Todd Merrill Studio’s exhibition is a testament to the enduring power of handcrafted design, demonstrating how material, form, and creativity can unite to create experiences that are at once sensual, fantastical, and timeless.


Tuleste Factory

Tuleste Factory’s stand was a celebration of curiosity, imagination, and playful experimentation; an installation where colour, material, and form converge into a vivid sensory journey. True to their ethos, the gallery invites visitors to “Keep It Curious”, presenting design as a living fantasy that is bold, unexpected, and deeply emotive.

What immediately stands out is the presentation's whimsical nature. Each piece, from sculptural works to lighting and objects, embodies joy and wonder, transforming the stand into an immersive world where creativity knows no bounds. The curation brings together an impressive roster of visionary artists and designers, including Marina Abramović, Pilar Zeta, Miranda Makaroff, Karen Atta, Facture Studio, Ian Alistair Cochran, Lyora Pissarro x David Rodriguez, Merve Kahraman, Bert Furnari, Courtney Kinnare, Brandi Howe, Kim Mesches, and Lucia Neamtu.

The effect is enchanting: forms are playful yet precise, colours are vibrant but harmonious, and each material, from glass and metal to textiles and ceramics, is manipulated with exquisite craftsmanship. Tuleste Factory’s installation underscores the gallery’s unique ability to merge imagination with refinement, creating a space that is both whimsical and deeply engaging, leaving a lasting impression on all who visit.

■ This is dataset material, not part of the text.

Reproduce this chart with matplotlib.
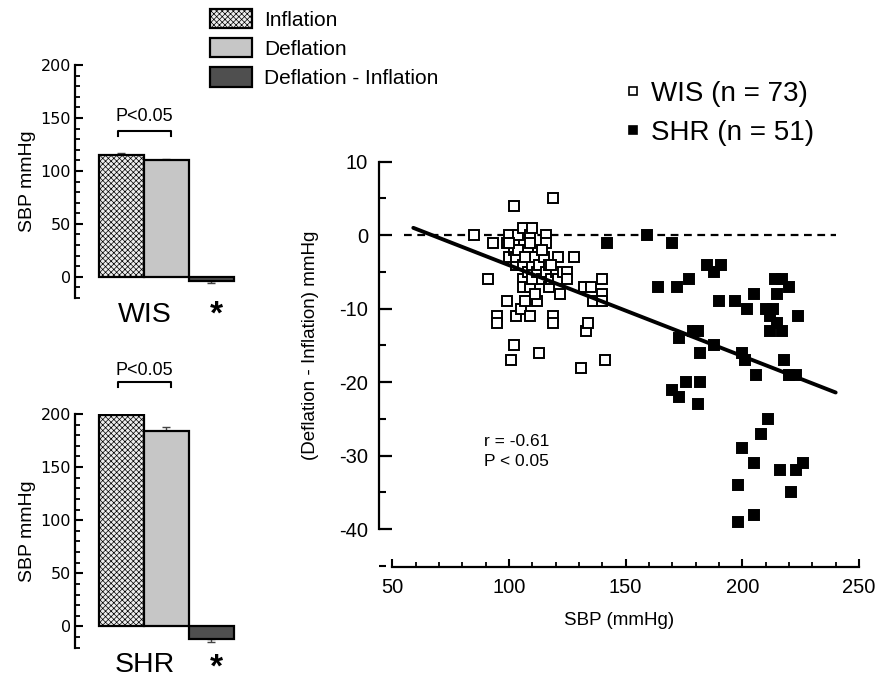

Design Miami 2025 once again proved why it remains a vital platform for contemporary design, where craftsmanship, innovation, and imagination converge. From immersive multisensory installations to playful, vibrant ceramics and meticulously curated galleries, the fair showcased the breadth and depth of talent shaping today’s design landscape. Whether celebrating material mastery, cross-disciplinary experimentation, or the power of handcraft, each presentation offered a fresh perspective on what design can achieve. The fair leaves a lasting impression, reminding us that at its best, design is not only seen but felt, experienced, and imagined; a testament to the creativity, skill, and vision driving the global design community forward.